All of the data should be repeated exactly; pictures are not part of the copy.
========================
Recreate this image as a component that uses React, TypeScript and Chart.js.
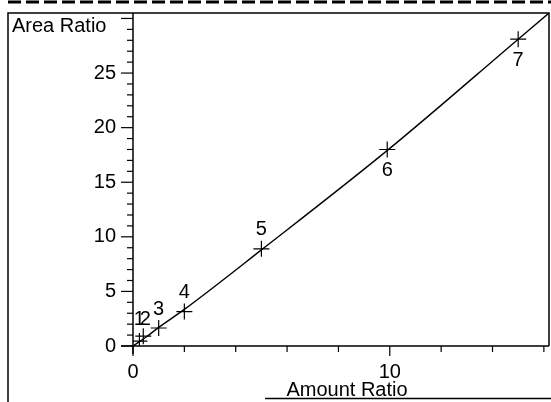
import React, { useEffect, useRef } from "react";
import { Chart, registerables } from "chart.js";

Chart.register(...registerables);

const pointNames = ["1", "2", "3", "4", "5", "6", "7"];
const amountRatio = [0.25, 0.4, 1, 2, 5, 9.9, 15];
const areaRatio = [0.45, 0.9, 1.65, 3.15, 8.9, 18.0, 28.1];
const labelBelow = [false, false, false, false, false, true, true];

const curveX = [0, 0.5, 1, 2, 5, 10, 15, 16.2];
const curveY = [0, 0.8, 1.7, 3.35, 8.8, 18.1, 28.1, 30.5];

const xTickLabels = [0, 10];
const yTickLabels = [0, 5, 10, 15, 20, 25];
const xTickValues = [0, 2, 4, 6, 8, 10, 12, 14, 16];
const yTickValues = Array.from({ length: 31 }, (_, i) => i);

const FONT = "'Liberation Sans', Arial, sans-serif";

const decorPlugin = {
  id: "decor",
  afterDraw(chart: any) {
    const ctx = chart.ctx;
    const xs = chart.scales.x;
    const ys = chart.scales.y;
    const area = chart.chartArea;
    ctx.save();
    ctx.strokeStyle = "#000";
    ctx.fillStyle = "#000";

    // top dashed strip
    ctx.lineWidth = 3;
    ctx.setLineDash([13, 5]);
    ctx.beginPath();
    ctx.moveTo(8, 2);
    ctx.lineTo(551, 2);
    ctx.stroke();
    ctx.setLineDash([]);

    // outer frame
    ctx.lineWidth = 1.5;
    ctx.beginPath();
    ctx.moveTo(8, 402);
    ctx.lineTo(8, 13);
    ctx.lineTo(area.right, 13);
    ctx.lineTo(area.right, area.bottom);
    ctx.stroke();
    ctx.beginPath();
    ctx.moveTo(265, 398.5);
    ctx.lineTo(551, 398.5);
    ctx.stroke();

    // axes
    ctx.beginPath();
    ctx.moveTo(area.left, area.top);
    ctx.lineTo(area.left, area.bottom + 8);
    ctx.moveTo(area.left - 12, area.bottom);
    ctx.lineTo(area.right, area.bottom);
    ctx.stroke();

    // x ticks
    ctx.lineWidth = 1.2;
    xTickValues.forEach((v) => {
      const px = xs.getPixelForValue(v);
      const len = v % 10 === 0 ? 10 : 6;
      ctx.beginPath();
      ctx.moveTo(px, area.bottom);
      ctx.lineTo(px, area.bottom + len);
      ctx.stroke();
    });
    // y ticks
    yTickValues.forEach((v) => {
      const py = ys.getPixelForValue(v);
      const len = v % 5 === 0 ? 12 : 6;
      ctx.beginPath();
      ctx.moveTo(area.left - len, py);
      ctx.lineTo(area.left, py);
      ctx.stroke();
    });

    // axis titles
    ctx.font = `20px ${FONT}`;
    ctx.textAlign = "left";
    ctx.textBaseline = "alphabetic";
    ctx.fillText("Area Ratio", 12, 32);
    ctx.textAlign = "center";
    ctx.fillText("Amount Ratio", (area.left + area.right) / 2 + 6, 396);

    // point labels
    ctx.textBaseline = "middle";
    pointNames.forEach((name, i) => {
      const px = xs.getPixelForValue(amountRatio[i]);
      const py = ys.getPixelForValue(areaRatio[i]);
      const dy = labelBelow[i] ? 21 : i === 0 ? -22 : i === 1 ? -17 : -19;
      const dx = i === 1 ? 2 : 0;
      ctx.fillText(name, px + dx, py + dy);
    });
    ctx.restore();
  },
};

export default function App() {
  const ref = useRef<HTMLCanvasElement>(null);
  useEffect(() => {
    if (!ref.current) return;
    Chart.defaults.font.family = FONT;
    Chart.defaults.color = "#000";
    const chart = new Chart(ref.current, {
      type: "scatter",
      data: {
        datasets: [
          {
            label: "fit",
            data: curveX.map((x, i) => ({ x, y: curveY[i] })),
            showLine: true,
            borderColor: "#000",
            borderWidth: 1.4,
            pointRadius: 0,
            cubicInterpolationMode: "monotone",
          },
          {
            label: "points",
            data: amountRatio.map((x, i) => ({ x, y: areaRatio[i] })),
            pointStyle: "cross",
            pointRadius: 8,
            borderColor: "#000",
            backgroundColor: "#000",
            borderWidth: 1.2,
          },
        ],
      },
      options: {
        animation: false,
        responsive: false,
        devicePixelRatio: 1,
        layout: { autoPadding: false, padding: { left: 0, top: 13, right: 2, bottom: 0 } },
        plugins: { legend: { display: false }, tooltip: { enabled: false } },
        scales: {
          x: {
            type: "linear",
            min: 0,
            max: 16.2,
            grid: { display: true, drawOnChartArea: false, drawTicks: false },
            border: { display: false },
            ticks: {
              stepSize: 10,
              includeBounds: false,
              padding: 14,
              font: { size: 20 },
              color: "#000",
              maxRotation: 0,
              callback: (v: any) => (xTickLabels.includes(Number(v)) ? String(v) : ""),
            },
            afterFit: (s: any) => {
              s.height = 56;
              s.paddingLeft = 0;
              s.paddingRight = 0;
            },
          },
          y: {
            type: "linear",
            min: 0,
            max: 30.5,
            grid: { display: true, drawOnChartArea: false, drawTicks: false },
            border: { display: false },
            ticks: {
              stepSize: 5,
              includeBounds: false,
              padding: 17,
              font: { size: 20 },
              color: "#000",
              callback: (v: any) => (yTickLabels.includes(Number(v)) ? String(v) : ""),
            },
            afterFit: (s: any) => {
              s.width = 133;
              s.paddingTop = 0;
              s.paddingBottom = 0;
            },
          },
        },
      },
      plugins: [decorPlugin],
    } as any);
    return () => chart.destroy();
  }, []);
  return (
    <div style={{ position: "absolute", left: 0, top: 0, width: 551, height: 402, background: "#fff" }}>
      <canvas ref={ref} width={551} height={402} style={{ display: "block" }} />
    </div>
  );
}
========================
**Complete answer**
Recreate this image as a component that uses React, TypeScript and Chart.js.
import React, { useEffect, useRef } from "react";
import { Chart, registerables } from "chart.js";

Chart.register(...registerables);

const pointNames = ["1", "2", "3", "4", "5", "6", "7"];
const amountRatio = [0.25, 0.4, 1, 2, 5, 9.9, 15];
const areaRatio = [0.45, 0.9, 1.65, 3.15, 8.9, 18.0, 28.1];
const labelBelow = [false, false, false, false, false, true, true];

const curveX = [0, 0.5, 1, 2, 5, 10, 15, 16.2];
const curveY = [0, 0.8, 1.7, 3.35, 8.8, 18.1, 28.1, 30.5];

const xTickLabels = [0, 10];
const yTickLabels = [0, 5, 10, 15, 20, 25];
const xTickValues = [0, 2, 4, 6, 8, 10, 12, 14, 16];
const yTickValues = Array.from({ length: 31 }, (_, i) => i);

const FONT = "'Liberation Sans', Arial, sans-serif";

const decorPlugin = {
  id: "decor",
  afterDraw(chart: any) {
    const ctx = chart.ctx;
    const xs = chart.scales.x;
    const ys = chart.scales.y;
    const area = chart.chartArea;
    ctx.save();
    ctx.strokeStyle = "#000";
    ctx.fillStyle = "#000";

    // top dashed strip
    ctx.lineWidth = 3;
    ctx.setLineDash([13, 5]);
    ctx.beginPath();
    ctx.moveTo(8, 2);
    ctx.lineTo(551, 2);
    ctx.stroke();
    ctx.setLineDash([]);

    // outer frame
    ctx.lineWidth = 1.5;
    ctx.beginPath();
    ctx.moveTo(8, 402);
    ctx.lineTo(8, 13);
    ctx.lineTo(area.right, 13);
    ctx.lineTo(area.right, area.bottom);
    ctx.stroke();
    ctx.beginPath();
    ctx.moveTo(265, 398.5);
    ctx.lineTo(551, 398.5);
    ctx.stroke();

    // axes
    ctx.beginPath();
    ctx.moveTo(area.left, area.top);
    ctx.lineTo(area.left, area.bottom + 8);
    ctx.moveTo(area.left - 12, area.bottom);
    ctx.lineTo(area.right, area.bottom);
    ctx.stroke();

    // x ticks
    ctx.lineWidth = 1.2;
    xTickValues.forEach((v) => {
      const px = xs.getPixelForValue(v);
      const len = v % 10 === 0 ? 10 : 6;
      ctx.beginPath();
      ctx.moveTo(px, area.bottom);
      ctx.lineTo(px, area.bottom + len);
      ctx.stroke();
    });
    // y ticks
    yTickValues.forEach((v) => {
      const py = ys.getPixelForValue(v);
      const len = v % 5 === 0 ? 12 : 6;
      ctx.beginPath();
      ctx.moveTo(area.left - len, py);
      ctx.lineTo(area.left, py);
      ctx.stroke();
    });

    // axis titles
    ctx.font = `20px ${FONT}`;
    ctx.textAlign = "left";
    ctx.textBaseline = "alphabetic";
    ctx.fillText("Area Ratio", 12, 32);
    ctx.textAlign = "center";
    ctx.fillText("Amount Ratio", (area.left + area.right) / 2 + 6, 396);

    // point labels
    ctx.textBaseline = "middle";
    pointNames.forEach((name, i) => {
      const px = xs.getPixelForValue(amountRatio[i]);
      const py = ys.getPixelForValue(areaRatio[i]);
      const dy = labelBelow[i] ? 21 : i === 0 ? -22 : i === 1 ? -17 : -19;
      const dx = i === 1 ? 2 : 0;
      ctx.fillText(name, px + dx, py + dy);
    });
    ctx.restore();
  },
};

export default function App() {
  const ref = useRef<HTMLCanvasElement>(null);
  useEffect(() => {
    if (!ref.current) return;
    Chart.defaults.font.family = FONT;
    Chart.defaults.color = "#000";
    const chart = new Chart(ref.current, {
      type: "scatter",
      data: {
        datasets: [
          {
            label: "fit",
            data: curveX.map((x, i) => ({ x, y: curveY[i] })),
            showLine: true,
            borderColor: "#000",
            borderWidth: 1.4,
            pointRadius: 0,
            cubicInterpolationMode: "monotone",
          },
          {
            label: "points",
            data: amountRatio.map((x, i) => ({ x, y: areaRatio[i] })),
            pointStyle: "cross",
            pointRadius: 8,
            borderColor: "#000",
            backgroundColor: "#000",
            borderWidth: 1.2,
          },
        ],
      },
      options: {
        animation: false,
        responsive: false,
        devicePixelRatio: 1,
        layout: { autoPadding: false, padding: { left: 0, top: 13, right: 2, bottom: 0 } },
        plugins: { legend: { display: false }, tooltip: { enabled: false } },
        scales: {
          x: {
            type: "linear",
            min: 0,
            max: 16.2,
            grid: { display: true, drawOnChartArea: false, drawTicks: false },
            border: { display: false },
            ticks: {
              stepSize: 10,
              includeBounds: false,
              padding: 14,
              font: { size: 20 },
              color: "#000",
              maxRotation: 0,
              callback: (v: any) => (xTickLabels.includes(Number(v)) ? String(v) : ""),
            },
            afterFit: (s: any) => {
              s.height = 56;
              s.paddingLeft = 0;
              s.paddingRight = 0;
            },
          },
          y: {
            type: "linear",
            min: 0,
            max: 30.5,
            grid: { display: true, drawOnChartArea: false, drawTicks: false },
            border: { display: false },
            ticks: {
              stepSize: 5,
              includeBounds: false,
              padding: 17,
              font: { size: 20 },
              color: "#000",
              callback: (v: any) => (yTickLabels.includes(Number(v)) ? String(v) : ""),
            },
            afterFit: (s: any) => {
              s.width = 133;
              s.paddingTop = 0;
              s.paddingBottom = 0;
            },
          },
        },
      },
      plugins: [decorPlugin],
    } as any);
    return () => chart.destroy();
  }, []);
  return (
    <div style={{ position: "absolute", left: 0, top: 0, width: 551, height: 402, background: "#fff" }}>
      <canvas ref={ref} width={551} height={402} style={{ display: "block" }} />
    </div>
  );
}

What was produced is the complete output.